Reproduce each line of the material exactly, minus any picture.

■ Raw data:
⟨

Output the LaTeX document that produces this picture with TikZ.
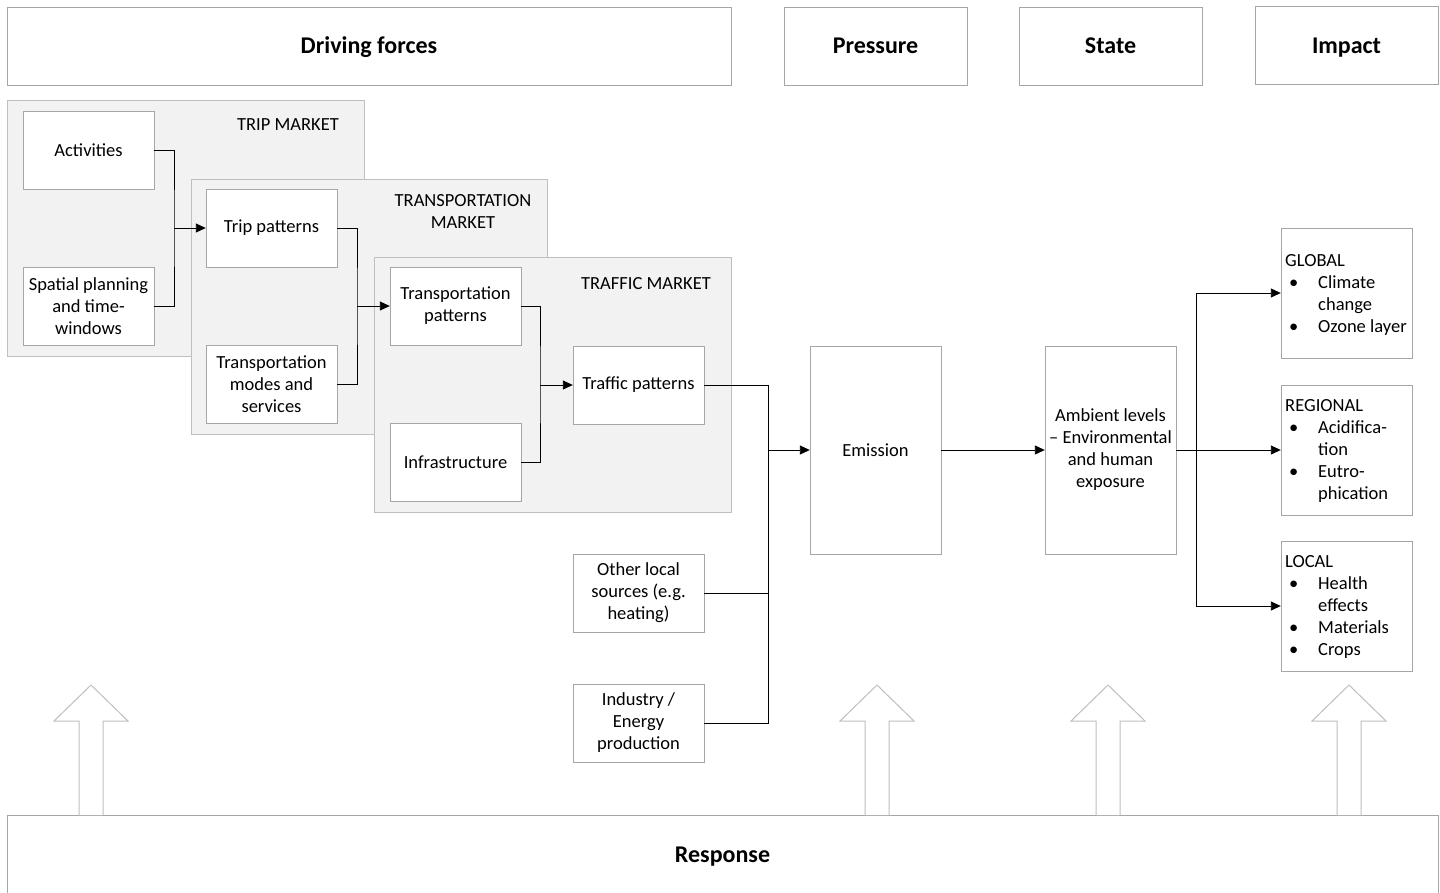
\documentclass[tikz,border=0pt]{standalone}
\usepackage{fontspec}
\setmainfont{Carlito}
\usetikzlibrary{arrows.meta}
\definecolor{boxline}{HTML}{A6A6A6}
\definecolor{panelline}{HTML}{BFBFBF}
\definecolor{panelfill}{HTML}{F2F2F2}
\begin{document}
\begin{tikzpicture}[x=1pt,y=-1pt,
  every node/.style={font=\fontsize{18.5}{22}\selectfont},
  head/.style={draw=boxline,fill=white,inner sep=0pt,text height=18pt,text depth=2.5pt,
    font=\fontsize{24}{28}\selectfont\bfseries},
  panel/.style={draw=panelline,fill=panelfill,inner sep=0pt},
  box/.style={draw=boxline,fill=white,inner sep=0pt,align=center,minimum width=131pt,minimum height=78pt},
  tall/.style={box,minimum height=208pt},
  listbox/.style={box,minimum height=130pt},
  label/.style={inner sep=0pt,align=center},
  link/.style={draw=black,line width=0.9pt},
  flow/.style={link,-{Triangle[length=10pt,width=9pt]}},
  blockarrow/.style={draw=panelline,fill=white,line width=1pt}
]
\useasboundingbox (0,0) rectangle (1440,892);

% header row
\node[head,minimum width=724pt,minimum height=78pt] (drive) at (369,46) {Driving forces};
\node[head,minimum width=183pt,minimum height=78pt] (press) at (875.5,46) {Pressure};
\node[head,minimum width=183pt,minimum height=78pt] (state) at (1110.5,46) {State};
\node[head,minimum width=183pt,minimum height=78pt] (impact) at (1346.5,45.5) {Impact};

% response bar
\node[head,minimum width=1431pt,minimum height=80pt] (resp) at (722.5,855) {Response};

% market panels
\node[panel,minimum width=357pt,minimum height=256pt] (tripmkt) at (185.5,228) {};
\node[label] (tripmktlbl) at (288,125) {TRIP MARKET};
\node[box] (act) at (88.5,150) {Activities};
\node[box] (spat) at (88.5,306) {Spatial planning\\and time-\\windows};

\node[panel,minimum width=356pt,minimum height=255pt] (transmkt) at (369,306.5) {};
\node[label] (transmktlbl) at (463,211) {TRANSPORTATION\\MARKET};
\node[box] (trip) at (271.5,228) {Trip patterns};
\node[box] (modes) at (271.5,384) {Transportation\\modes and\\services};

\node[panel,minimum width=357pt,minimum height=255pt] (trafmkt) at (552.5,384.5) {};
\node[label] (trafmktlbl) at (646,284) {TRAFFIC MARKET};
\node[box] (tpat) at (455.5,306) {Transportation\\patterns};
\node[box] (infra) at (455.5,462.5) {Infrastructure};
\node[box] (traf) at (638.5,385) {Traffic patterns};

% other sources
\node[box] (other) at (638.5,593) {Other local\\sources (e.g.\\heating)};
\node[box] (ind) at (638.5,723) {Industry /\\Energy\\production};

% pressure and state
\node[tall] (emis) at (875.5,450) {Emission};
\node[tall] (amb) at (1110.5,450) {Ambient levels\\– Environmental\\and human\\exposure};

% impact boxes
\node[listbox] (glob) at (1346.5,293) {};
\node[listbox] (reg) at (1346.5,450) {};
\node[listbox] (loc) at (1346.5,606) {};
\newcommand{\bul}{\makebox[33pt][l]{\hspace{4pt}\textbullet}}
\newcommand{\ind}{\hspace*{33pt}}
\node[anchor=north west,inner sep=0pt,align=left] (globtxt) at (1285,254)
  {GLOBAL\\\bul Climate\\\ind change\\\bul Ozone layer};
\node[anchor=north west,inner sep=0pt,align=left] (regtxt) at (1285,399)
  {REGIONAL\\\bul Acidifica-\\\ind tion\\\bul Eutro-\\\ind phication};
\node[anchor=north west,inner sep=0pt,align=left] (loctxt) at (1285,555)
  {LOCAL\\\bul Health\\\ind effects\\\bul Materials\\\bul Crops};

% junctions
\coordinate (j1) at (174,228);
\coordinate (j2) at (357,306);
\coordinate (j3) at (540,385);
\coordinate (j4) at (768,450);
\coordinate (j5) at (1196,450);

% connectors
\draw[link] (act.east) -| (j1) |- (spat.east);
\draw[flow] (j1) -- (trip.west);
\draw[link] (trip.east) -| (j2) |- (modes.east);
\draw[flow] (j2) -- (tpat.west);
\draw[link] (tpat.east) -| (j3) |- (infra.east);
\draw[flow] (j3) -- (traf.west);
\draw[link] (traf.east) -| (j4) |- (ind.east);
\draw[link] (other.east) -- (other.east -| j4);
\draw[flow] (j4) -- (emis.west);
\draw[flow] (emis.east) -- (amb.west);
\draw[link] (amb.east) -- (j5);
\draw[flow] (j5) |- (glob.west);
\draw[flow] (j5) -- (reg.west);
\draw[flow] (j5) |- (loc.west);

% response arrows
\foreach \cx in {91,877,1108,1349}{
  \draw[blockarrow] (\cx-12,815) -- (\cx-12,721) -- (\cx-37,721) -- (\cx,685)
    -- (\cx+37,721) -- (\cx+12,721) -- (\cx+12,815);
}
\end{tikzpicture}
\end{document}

⟩

■ The reply:
Output the LaTeX document that produces this picture with TikZ.
\documentclass[tikz,border=0pt]{standalone}
\usepackage{fontspec}
\setmainfont{Carlito}
\usetikzlibrary{arrows.meta}
\definecolor{boxline}{HTML}{A6A6A6}
\definecolor{panelline}{HTML}{BFBFBF}
\definecolor{panelfill}{HTML}{F2F2F2}
\begin{document}
\begin{tikzpicture}[x=1pt,y=-1pt,
  every node/.style={font=\fontsize{18.5}{22}\selectfont},
  head/.style={draw=boxline,fill=white,inner sep=0pt,text height=18pt,text depth=2.5pt,
    font=\fontsize{24}{28}\selectfont\bfseries},
  panel/.style={draw=panelline,fill=panelfill,inner sep=0pt},
  box/.style={draw=boxline,fill=white,inner sep=0pt,align=center,minimum width=131pt,minimum height=78pt},
  tall/.style={box,minimum height=208pt},
  listbox/.style={box,minimum height=130pt},
  label/.style={inner sep=0pt,align=center},
  link/.style={draw=black,line width=0.9pt},
  flow/.style={link,-{Triangle[length=10pt,width=9pt]}},
  blockarrow/.style={draw=panelline,fill=white,line width=1pt}
]
\useasboundingbox (0,0) rectangle (1440,892);

% header row
\node[head,minimum width=724pt,minimum height=78pt] (drive) at (369,46) {Driving forces};
\node[head,minimum width=183pt,minimum height=78pt] (press) at (875.5,46) {Pressure};
\node[head,minimum width=183pt,minimum height=78pt] (state) at (1110.5,46) {State};
\node[head,minimum width=183pt,minimum height=78pt] (impact) at (1346.5,45.5) {Impact};

% response bar
\node[head,minimum width=1431pt,minimum height=80pt] (resp) at (722.5,855) {Response};

% market panels
\node[panel,minimum width=357pt,minimum height=256pt] (tripmkt) at (185.5,228) {};
\node[label] (tripmktlbl) at (288,125) {TRIP MARKET};
\node[box] (act) at (88.5,150) {Activities};
\node[box] (spat) at (88.5,306) {Spatial planning\\and time-\\windows};

\node[panel,minimum width=356pt,minimum height=255pt] (transmkt) at (369,306.5) {};
\node[label] (transmktlbl) at (463,211) {TRANSPORTATION\\MARKET};
\node[box] (trip) at (271.5,228) {Trip patterns};
\node[box] (modes) at (271.5,384) {Transportation\\modes and\\services};

\node[panel,minimum width=357pt,minimum height=255pt] (trafmkt) at (552.5,384.5) {};
\node[label] (trafmktlbl) at (646,284) {TRAFFIC MARKET};
\node[box] (tpat) at (455.5,306) {Transportation\\patterns};
\node[box] (infra) at (455.5,462.5) {Infrastructure};
\node[box] (traf) at (638.5,385) {Traffic patterns};

% other sources
\node[box] (other) at (638.5,593) {Other local\\sources (e.g.\\heating)};
\node[box] (ind) at (638.5,723) {Industry /\\Energy\\production};

% pressure and state
\node[tall] (emis) at (875.5,450) {Emission};
\node[tall] (amb) at (1110.5,450) {Ambient levels\\– Environmental\\and human\\exposure};

% impact boxes
\node[listbox] (glob) at (1346.5,293) {};
\node[listbox] (reg) at (1346.5,450) {};
\node[listbox] (loc) at (1346.5,606) {};
\newcommand{\bul}{\makebox[33pt][l]{\hspace{4pt}\textbullet}}
\newcommand{\ind}{\hspace*{33pt}}
\node[anchor=north west,inner sep=0pt,align=left] (globtxt) at (1285,254)
  {GLOBAL\\\bul Climate\\\ind change\\\bul Ozone layer};
\node[anchor=north west,inner sep=0pt,align=left] (regtxt) at (1285,399)
  {REGIONAL\\\bul Acidifica-\\\ind tion\\\bul Eutro-\\\ind phication};
\node[anchor=north west,inner sep=0pt,align=left] (loctxt) at (1285,555)
  {LOCAL\\\bul Health\\\ind effects\\\bul Materials\\\bul Crops};

% junctions
\coordinate (j1) at (174,228);
\coordinate (j2) at (357,306);
\coordinate (j3) at (540,385);
\coordinate (j4) at (768,450);
\coordinate (j5) at (1196,450);

% connectors
\draw[link] (act.east) -| (j1) |- (spat.east);
\draw[flow] (j1) -- (trip.west);
\draw[link] (trip.east) -| (j2) |- (modes.east);
\draw[flow] (j2) -- (tpat.west);
\draw[link] (tpat.east) -| (j3) |- (infra.east);
\draw[flow] (j3) -- (traf.west);
\draw[link] (traf.east) -| (j4) |- (ind.east);
\draw[link] (other.east) -- (other.east -| j4);
\draw[flow] (j4) -- (emis.west);
\draw[flow] (emis.east) -- (amb.west);
\draw[link] (amb.east) -- (j5);
\draw[flow] (j5) |- (glob.west);
\draw[flow] (j5) -- (reg.west);
\draw[flow] (j5) |- (loc.west);

% response arrows
\foreach \cx in {91,877,1108,1349}{
  \draw[blockarrow] (\cx-12,815) -- (\cx-12,721) -- (\cx-37,721) -- (\cx,685)
    -- (\cx+37,721) -- (\cx+12,721) -- (\cx+12,815);
}
\end{tikzpicture}
\end{document}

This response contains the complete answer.